## BEGIN Input

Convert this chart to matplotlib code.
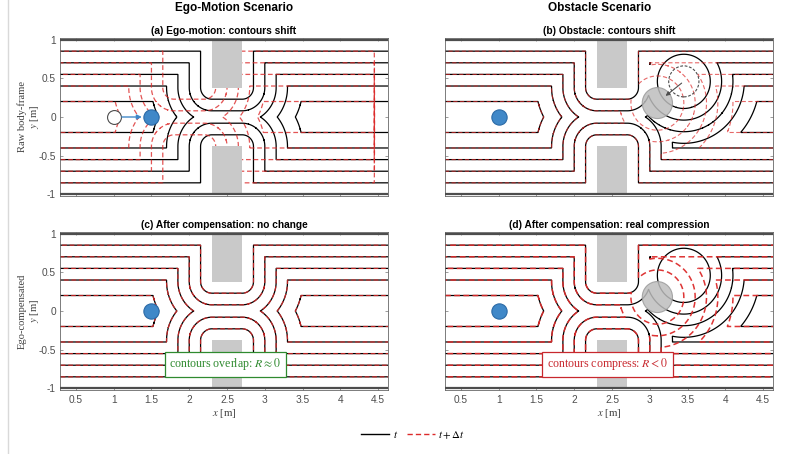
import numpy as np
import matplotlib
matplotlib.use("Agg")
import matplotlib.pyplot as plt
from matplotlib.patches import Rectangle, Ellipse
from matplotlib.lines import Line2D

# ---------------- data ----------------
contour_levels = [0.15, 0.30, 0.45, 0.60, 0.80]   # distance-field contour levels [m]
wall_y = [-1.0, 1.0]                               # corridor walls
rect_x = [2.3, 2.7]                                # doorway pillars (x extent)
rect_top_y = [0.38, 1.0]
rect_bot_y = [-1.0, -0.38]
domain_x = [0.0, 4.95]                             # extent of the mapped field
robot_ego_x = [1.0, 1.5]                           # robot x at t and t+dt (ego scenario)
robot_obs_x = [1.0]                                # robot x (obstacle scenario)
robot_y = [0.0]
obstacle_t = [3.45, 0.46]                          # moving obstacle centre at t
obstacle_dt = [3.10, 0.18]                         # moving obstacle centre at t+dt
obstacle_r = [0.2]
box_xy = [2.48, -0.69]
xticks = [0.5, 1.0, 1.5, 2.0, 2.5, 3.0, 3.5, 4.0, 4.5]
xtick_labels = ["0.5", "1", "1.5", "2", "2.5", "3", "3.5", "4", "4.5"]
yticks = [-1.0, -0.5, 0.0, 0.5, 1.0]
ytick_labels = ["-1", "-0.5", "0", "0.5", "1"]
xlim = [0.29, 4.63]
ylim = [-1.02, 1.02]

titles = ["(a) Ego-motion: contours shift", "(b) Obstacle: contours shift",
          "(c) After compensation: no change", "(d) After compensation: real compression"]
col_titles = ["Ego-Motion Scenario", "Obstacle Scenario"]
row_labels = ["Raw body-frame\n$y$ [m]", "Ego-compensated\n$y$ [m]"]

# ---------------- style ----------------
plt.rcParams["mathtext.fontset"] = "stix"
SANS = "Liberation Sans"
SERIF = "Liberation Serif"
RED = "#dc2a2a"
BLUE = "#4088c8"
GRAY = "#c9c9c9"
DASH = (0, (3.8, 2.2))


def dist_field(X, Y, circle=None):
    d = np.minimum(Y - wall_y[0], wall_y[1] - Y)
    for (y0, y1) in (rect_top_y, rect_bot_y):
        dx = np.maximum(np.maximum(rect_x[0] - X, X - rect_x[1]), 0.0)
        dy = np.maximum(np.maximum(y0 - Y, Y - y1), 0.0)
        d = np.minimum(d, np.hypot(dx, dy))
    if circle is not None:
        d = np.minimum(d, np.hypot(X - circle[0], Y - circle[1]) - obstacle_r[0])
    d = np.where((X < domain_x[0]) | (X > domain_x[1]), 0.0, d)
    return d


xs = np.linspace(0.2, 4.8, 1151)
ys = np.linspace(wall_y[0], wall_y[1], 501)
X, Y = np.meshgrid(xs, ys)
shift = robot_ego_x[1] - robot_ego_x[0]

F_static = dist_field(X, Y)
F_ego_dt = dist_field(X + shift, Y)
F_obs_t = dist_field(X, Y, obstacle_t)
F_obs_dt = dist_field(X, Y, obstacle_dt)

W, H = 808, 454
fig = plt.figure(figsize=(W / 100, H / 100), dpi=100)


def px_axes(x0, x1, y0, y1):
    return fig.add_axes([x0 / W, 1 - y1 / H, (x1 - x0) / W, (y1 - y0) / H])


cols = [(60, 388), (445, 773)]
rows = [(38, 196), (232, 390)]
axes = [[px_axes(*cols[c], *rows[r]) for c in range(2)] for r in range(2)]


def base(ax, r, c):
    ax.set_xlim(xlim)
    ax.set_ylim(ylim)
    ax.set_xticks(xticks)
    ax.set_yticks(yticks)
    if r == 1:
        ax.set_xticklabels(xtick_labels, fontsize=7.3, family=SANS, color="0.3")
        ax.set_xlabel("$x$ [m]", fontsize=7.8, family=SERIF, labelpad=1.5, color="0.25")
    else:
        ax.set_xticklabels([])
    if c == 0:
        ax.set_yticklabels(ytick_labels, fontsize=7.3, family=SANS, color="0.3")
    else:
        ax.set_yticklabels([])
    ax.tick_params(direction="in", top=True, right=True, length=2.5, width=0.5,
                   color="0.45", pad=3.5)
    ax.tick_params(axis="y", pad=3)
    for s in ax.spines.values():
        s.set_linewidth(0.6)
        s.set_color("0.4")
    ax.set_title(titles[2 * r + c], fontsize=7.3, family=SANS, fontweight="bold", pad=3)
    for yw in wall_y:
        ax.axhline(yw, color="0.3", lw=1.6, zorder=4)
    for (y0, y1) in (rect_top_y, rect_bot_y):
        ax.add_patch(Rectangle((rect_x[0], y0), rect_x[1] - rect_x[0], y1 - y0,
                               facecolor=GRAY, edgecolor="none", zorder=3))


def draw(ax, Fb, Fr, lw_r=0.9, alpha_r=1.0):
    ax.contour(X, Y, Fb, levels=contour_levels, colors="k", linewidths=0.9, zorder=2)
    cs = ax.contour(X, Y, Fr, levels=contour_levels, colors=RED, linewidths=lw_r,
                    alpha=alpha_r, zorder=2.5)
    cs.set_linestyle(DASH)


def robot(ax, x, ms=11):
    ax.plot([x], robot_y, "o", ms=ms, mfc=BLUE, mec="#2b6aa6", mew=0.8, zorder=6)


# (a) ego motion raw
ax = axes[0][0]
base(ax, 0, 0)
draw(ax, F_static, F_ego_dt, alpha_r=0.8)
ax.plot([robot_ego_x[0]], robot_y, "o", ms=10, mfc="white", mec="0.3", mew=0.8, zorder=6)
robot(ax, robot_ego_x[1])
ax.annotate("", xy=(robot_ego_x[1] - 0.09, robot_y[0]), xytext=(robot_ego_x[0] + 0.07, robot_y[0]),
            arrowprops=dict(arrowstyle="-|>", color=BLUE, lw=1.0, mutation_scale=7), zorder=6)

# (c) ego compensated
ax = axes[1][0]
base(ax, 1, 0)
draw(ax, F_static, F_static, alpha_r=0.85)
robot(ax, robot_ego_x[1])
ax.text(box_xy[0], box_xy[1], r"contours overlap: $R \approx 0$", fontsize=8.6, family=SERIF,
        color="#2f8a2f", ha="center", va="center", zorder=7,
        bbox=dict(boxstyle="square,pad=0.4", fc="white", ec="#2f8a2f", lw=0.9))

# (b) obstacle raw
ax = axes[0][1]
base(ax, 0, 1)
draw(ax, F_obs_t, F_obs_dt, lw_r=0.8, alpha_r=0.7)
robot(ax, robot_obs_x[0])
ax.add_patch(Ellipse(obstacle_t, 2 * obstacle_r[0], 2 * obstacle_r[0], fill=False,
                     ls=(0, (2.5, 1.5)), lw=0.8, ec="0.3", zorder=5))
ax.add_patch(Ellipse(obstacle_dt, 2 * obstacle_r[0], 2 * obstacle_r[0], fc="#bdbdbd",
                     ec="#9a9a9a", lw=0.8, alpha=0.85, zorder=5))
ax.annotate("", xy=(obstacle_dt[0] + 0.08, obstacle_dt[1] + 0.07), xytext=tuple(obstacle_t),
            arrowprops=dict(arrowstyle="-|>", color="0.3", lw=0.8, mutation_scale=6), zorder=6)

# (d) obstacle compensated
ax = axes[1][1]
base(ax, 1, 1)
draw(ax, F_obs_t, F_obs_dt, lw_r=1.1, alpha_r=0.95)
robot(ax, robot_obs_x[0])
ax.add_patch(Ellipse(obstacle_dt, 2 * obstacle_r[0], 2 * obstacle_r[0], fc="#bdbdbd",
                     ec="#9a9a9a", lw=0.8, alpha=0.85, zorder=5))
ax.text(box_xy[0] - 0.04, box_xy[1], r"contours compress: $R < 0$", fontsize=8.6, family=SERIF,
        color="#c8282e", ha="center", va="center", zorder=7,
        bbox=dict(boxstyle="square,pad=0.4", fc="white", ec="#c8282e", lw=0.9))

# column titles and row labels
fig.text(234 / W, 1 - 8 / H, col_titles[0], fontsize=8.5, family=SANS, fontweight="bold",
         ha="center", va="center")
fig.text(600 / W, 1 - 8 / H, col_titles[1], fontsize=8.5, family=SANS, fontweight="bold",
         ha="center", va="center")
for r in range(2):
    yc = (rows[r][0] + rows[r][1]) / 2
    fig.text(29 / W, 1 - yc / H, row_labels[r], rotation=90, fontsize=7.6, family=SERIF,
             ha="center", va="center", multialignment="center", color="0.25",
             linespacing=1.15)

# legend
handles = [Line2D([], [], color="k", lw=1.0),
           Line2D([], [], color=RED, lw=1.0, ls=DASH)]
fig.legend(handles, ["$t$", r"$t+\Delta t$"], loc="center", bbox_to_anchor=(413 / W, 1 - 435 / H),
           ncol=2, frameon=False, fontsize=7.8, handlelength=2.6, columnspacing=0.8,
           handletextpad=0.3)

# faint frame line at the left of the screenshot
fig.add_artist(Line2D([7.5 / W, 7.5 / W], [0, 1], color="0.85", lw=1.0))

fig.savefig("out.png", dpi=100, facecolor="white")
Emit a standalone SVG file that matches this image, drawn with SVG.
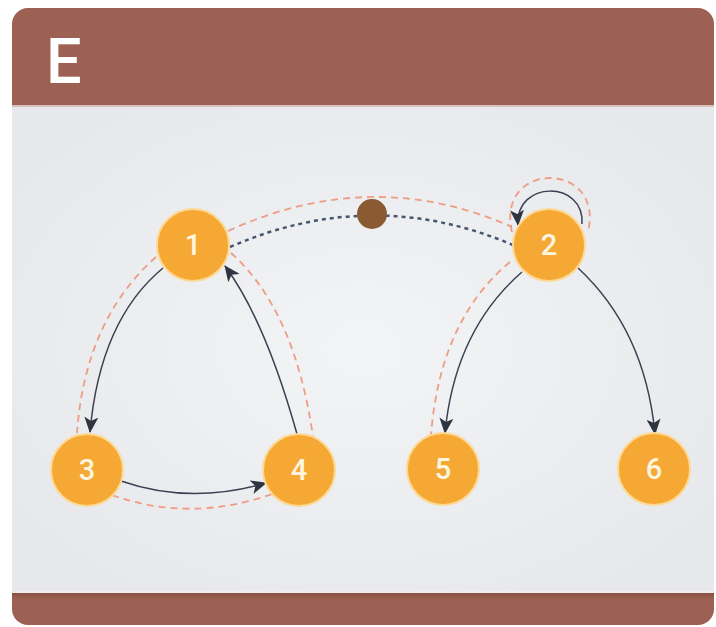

## END Input

__Work to do__.
Repeat, exactly and in full, each line from the start of the data to the line that contains "from matplotlib.lines import Line2D". Pictures do not go in.

__Task answer__.
Convert this chart to matplotlib code.
import numpy as np
import matplotlib
matplotlib.use("Agg")
import matplotlib.pyplot as plt
from matplotlib.patches import Rectangle, Ellipse
from matplotlib.lines import Line2D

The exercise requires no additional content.